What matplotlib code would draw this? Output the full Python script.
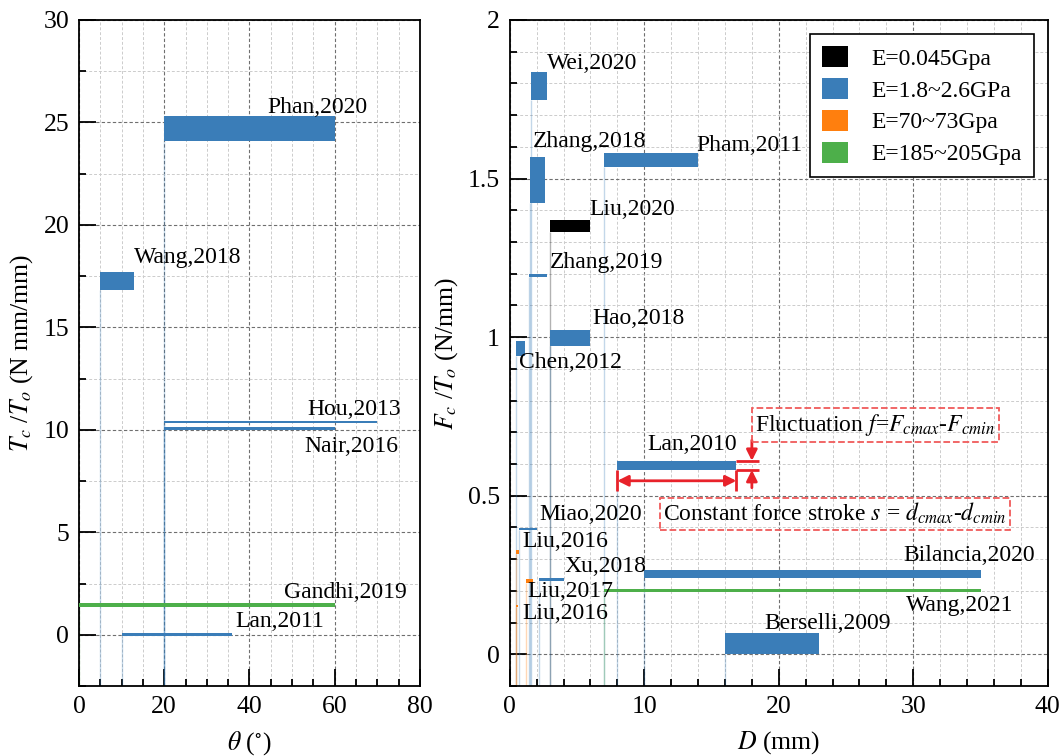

--

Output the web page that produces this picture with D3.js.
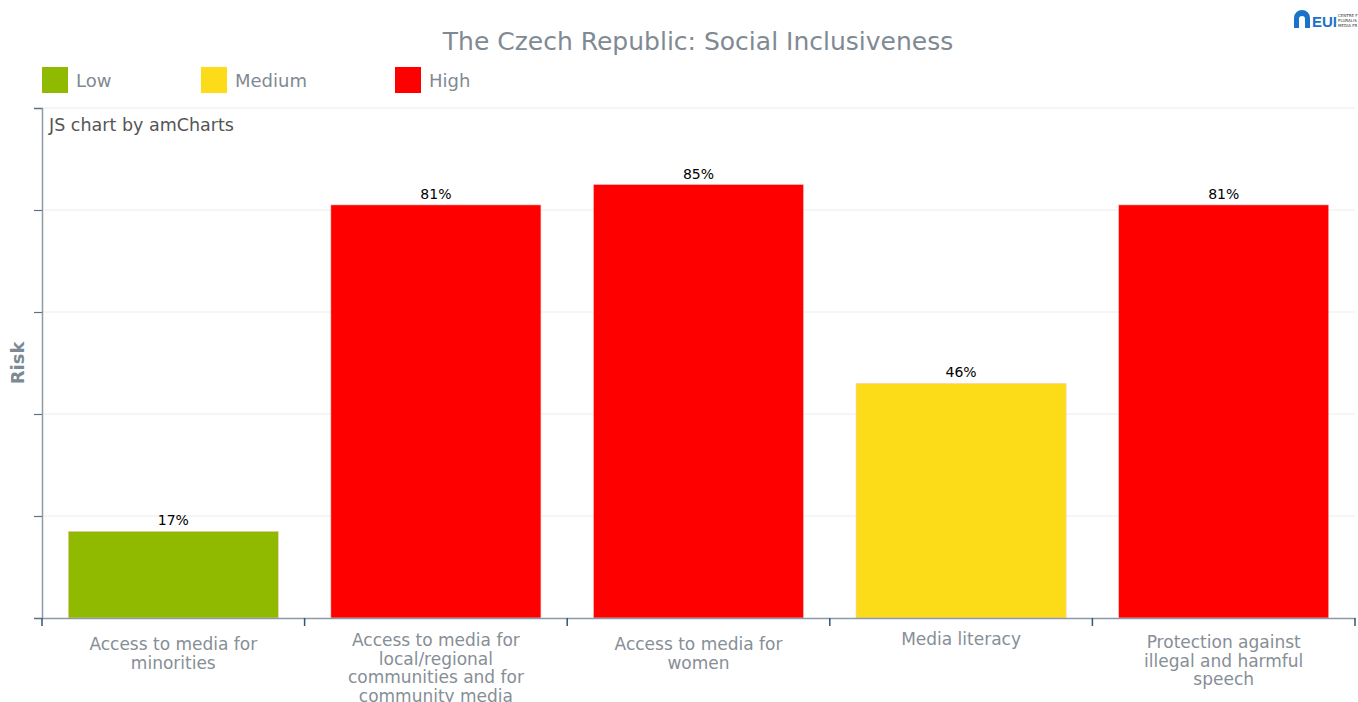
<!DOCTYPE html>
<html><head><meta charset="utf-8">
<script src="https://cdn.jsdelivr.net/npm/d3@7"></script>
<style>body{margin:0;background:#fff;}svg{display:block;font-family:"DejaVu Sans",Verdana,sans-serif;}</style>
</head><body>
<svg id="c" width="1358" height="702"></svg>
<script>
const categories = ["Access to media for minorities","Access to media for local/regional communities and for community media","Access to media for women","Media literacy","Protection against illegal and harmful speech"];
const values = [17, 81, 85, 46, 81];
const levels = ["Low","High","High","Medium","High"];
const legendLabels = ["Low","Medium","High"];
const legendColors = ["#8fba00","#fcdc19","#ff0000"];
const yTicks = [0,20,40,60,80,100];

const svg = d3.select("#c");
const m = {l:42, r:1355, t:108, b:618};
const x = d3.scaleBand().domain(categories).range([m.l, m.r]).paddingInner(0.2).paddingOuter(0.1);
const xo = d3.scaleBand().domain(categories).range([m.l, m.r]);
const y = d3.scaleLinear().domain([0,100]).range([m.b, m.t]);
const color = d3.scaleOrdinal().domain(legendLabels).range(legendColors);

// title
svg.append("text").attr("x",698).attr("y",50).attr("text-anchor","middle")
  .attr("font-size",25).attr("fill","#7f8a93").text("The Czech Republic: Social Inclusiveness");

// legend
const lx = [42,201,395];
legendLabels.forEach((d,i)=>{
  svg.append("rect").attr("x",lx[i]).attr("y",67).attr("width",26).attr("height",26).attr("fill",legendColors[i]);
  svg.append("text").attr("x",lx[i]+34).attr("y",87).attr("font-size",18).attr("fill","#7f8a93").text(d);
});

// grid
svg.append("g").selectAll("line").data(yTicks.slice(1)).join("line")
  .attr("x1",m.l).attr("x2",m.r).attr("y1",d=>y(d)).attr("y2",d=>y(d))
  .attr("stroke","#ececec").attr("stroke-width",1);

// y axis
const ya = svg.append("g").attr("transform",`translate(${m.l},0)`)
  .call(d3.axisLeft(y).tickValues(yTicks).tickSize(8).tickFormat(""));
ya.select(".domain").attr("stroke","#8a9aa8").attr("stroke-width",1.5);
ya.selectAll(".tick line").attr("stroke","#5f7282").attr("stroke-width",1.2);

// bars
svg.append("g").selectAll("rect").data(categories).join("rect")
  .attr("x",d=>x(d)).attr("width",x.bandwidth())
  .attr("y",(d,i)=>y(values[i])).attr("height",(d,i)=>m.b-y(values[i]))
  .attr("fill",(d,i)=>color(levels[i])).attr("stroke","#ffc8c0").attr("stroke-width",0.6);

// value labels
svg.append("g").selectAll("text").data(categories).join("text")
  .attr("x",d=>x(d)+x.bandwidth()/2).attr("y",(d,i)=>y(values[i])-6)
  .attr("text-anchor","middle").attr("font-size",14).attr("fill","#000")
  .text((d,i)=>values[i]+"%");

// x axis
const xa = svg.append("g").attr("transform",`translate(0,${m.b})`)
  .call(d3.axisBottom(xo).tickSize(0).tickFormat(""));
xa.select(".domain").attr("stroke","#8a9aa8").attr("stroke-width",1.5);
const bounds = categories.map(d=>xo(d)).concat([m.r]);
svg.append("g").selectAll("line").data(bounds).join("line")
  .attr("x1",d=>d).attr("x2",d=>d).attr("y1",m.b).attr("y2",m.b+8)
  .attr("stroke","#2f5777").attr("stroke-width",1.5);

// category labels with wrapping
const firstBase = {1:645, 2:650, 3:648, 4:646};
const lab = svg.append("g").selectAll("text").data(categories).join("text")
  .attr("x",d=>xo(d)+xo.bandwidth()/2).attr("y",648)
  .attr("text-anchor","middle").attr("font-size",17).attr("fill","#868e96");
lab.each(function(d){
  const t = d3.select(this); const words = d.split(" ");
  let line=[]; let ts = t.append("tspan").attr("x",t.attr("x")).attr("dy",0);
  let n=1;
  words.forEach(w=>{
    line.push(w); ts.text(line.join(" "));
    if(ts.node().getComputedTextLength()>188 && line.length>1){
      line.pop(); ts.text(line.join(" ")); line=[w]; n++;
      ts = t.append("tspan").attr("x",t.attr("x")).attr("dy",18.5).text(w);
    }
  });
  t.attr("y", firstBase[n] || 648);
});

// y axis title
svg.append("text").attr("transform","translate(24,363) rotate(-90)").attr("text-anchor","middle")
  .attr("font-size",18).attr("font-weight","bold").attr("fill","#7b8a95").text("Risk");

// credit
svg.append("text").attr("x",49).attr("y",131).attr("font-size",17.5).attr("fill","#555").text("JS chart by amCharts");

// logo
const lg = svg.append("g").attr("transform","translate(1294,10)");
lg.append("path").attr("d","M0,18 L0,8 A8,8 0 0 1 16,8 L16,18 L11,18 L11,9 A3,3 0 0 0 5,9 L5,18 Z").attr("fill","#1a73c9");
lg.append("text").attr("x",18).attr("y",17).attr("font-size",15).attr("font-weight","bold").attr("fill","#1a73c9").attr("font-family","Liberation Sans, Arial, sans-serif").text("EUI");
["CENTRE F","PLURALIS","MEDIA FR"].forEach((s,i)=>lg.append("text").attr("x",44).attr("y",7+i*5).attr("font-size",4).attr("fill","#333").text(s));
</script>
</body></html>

* * *

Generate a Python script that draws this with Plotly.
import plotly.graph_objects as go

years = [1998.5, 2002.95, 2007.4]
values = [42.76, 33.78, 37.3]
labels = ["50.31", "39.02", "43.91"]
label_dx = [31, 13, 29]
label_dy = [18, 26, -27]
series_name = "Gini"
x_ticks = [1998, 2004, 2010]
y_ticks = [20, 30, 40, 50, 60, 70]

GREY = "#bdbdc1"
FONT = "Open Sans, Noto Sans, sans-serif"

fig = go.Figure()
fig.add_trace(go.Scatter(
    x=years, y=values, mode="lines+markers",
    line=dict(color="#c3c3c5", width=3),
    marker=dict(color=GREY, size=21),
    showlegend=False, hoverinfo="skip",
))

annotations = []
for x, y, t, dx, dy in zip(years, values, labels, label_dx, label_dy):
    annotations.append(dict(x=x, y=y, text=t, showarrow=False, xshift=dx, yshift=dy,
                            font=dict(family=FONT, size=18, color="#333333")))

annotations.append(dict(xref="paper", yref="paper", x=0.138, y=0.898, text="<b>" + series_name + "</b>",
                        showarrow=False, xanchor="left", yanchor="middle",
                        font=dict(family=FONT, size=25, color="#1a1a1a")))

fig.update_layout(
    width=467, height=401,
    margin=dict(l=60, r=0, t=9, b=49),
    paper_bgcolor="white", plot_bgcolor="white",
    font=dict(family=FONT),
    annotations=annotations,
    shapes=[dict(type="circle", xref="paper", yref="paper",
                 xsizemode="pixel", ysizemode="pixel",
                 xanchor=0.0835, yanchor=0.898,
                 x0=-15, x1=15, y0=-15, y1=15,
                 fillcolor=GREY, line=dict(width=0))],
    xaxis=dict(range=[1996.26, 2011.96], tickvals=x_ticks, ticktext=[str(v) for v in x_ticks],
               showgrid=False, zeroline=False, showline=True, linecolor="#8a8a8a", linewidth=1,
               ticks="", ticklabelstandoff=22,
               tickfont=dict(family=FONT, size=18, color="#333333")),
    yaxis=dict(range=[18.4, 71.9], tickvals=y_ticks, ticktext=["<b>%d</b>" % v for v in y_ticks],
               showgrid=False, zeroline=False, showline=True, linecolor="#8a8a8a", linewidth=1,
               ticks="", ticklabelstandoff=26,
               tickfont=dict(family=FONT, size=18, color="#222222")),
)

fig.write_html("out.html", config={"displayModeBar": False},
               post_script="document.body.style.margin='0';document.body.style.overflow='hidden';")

WHAT IS BEING ASKED. All lines in the data that contain the word "Python" should be copied.

ANSWER FOR THIS EXERCISE.
What matplotlib code would draw this? Output the full Python script.
Generate a Python script that draws this with Plotly.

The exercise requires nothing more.